Scott Ward was simply one of the warmest, nicest folks you were ever likely to meet amongst Scottish filmmakers. I never heard him raise his voice once and the loudest sound to come from him was always laughter. A kind of deep, jolly boom. A tall chap with the most wonderfully curly hair, his bicycle was never far away and he always remembered you, regardless of how brief your previous meeting had been, eyes widening above the crowd in a pub whenever he saw you. He had time for people.
I only worked with him once. An over-eager second year film student, I got a job as Grip on a university graduation film Scott was shooting. I'd worked on a fair amount of shorts by that time but this shoot seemed daunting to me. There were some rather serious people around and I was anxious to get things right. I would be controlling the movement of the camera on several long and slow tracking shots. What if I messed up? The film was being shot on film - way before digital technology swept in - and that's an expensive business, especially for already cash strapped students. A few technical rehearsals - it took a while to get the movement at the right speed and then maintain that speed.

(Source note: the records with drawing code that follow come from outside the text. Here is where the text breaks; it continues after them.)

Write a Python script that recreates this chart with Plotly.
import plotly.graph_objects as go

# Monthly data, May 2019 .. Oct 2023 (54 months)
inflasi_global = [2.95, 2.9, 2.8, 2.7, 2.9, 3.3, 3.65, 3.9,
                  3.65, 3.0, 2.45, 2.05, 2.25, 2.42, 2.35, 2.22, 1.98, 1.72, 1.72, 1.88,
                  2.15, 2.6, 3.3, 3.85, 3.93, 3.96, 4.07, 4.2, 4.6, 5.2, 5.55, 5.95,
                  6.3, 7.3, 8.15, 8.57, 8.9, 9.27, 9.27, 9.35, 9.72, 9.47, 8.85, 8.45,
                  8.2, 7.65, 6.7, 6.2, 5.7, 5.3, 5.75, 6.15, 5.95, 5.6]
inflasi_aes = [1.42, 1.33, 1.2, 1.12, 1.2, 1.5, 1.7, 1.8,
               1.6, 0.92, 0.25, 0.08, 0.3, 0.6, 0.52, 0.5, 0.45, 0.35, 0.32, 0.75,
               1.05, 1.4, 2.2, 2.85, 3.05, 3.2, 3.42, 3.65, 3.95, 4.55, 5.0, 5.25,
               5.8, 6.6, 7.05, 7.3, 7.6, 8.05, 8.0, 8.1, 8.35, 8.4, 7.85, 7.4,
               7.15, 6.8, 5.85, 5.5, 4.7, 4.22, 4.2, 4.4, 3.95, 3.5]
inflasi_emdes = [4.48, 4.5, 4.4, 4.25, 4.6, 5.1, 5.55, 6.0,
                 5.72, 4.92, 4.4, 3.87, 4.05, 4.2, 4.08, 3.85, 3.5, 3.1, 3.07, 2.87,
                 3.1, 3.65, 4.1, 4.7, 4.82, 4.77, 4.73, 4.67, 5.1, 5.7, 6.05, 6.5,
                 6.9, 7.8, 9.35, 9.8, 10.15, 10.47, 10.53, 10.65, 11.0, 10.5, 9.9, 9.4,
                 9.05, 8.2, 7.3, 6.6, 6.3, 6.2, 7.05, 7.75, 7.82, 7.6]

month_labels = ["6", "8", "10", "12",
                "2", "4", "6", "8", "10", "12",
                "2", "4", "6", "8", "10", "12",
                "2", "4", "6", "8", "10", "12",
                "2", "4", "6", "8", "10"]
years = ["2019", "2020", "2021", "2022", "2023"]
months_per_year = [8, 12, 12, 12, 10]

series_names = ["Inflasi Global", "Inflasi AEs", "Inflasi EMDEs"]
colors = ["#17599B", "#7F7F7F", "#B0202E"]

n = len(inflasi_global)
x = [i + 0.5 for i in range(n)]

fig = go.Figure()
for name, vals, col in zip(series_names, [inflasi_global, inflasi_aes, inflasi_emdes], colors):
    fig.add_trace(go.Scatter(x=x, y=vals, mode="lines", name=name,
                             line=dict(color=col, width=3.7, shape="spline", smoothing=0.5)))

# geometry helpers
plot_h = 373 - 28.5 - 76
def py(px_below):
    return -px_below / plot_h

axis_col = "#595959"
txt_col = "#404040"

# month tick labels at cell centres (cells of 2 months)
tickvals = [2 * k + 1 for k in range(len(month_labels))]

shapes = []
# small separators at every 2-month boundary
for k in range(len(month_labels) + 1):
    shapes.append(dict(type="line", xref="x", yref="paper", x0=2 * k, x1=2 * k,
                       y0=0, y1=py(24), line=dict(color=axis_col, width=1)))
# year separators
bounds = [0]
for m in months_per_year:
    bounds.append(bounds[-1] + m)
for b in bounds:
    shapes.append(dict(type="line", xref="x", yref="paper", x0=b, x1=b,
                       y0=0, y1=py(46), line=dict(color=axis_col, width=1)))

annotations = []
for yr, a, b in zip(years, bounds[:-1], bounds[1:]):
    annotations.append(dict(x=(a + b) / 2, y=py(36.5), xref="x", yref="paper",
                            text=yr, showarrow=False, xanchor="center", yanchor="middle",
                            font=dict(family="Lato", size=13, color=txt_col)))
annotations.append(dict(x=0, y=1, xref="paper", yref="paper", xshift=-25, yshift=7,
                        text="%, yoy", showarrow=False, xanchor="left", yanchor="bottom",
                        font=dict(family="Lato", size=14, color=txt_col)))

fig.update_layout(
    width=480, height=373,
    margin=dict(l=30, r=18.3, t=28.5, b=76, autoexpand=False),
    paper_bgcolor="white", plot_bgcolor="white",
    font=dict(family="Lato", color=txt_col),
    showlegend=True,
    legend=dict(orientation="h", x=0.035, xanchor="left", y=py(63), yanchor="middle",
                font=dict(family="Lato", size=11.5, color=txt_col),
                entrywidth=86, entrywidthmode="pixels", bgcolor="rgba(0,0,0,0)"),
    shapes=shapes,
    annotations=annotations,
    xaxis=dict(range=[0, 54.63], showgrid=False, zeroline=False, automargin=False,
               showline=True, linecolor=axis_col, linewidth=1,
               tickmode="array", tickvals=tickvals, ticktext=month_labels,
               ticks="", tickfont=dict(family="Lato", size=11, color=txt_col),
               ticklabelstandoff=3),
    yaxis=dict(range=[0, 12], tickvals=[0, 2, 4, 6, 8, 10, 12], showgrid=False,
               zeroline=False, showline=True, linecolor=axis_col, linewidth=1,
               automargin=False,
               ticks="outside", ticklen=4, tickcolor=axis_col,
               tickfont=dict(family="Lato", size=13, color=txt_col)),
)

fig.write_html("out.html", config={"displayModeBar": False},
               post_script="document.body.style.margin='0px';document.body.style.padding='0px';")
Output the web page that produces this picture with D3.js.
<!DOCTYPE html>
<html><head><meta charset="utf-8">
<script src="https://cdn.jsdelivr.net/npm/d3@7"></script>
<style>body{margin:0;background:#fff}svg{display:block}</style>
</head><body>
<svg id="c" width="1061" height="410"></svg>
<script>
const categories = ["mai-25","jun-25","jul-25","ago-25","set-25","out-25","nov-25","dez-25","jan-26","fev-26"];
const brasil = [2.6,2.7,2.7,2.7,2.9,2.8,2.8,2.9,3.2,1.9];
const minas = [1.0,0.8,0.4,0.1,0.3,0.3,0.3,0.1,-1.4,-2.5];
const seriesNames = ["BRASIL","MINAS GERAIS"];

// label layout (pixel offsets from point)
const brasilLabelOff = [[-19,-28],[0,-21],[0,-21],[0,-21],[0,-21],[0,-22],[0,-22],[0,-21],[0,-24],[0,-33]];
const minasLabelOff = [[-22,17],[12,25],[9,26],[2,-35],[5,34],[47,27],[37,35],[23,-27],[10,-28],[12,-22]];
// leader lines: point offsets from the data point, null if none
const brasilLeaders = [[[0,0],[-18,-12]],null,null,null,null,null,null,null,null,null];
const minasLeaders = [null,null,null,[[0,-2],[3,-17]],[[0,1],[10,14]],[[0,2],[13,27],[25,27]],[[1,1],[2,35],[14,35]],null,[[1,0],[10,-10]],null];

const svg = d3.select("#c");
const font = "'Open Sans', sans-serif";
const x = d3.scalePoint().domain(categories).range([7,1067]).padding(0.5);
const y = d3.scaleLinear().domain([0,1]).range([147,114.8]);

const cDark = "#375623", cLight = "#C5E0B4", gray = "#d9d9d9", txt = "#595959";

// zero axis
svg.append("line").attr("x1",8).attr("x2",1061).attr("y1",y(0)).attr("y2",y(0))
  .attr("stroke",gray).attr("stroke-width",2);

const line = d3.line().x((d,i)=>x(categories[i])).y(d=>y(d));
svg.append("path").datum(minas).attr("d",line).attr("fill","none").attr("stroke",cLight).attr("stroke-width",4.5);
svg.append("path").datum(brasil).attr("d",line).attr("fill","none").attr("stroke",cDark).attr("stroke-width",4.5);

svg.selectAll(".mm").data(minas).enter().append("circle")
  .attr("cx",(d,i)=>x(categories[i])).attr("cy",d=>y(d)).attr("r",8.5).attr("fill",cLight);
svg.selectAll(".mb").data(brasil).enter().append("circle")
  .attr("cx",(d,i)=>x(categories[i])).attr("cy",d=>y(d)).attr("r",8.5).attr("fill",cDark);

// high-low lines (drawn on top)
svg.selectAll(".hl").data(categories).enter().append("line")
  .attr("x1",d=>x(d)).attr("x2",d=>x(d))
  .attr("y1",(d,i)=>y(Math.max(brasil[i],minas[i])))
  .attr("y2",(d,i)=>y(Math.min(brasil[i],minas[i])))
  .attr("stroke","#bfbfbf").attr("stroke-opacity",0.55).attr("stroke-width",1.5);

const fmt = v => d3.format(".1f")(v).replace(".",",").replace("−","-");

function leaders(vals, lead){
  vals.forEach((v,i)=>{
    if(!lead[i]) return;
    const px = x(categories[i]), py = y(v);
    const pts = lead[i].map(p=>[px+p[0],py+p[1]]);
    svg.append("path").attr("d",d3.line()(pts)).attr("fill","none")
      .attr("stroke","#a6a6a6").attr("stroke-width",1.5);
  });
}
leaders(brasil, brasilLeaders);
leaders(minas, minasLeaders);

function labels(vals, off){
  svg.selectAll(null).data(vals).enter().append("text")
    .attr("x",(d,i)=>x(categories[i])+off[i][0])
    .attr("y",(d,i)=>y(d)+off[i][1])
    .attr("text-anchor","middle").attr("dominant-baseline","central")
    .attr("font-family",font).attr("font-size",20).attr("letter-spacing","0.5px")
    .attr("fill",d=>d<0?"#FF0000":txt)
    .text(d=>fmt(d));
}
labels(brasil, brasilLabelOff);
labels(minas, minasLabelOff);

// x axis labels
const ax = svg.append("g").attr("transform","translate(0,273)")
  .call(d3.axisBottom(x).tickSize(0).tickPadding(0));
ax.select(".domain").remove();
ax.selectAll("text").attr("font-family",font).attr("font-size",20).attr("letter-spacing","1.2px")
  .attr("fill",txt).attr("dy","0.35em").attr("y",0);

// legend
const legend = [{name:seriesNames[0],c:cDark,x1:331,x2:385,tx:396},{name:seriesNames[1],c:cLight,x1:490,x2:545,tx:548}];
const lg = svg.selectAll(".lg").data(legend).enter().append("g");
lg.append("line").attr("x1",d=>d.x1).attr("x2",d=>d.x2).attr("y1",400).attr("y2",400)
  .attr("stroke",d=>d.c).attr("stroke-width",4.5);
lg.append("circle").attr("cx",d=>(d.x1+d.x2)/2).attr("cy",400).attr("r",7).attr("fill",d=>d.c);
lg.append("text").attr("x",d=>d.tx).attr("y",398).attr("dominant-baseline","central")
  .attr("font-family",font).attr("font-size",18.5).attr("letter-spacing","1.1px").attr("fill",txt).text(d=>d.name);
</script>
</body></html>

And all through it, Scott was calm, patient and encouraging, aware of the less experienced student and whatever anxiety I might have had. Keeping a calm atmosphere on set was important to him and he knew results did not come from tension, even if some of the actors were a little too sharp. He had time for everyone on the shoot, from director and producer to runner.
And then, when packing up the location and chuffed at getting things right, I dropped one of the iron weights used to steady light stands on my foot. A combination of horror and embarrassment from me (it bloody hurt) and amusement and exasperation from some of the other crew. But Scott, admitting the funny side, was first there to help me limp away from the location to knock back a drink after wrapping, making sure I was alright for the rest of the night, accompanied by some gentle jokes.
That's what he was. Calm, gentle, happy and always interested in others. On reflection, even though I didn't know him tremendously well, I'm shocked at how little I knew about him as he was more interested in other people. He was present at some ridiculously fun nights I attended, where all sorts of drunken fun was had at the expense of the dignity of several (often me and deserved, mind you) and I can still hear his laughter amongst the chaos.
I hadn't seen him for a while and the last time we met, which had been after another long while, he was just as welcoming and interested as always. I regret not being able to properly catch up that night as we were both caught up with others in the pub and both reckoned we'd catch up next time. The last meeting is often not the one you expect it to be.
A great cinematographer and a tremendously well loved man, taken long before his time. Rest in peace, sir.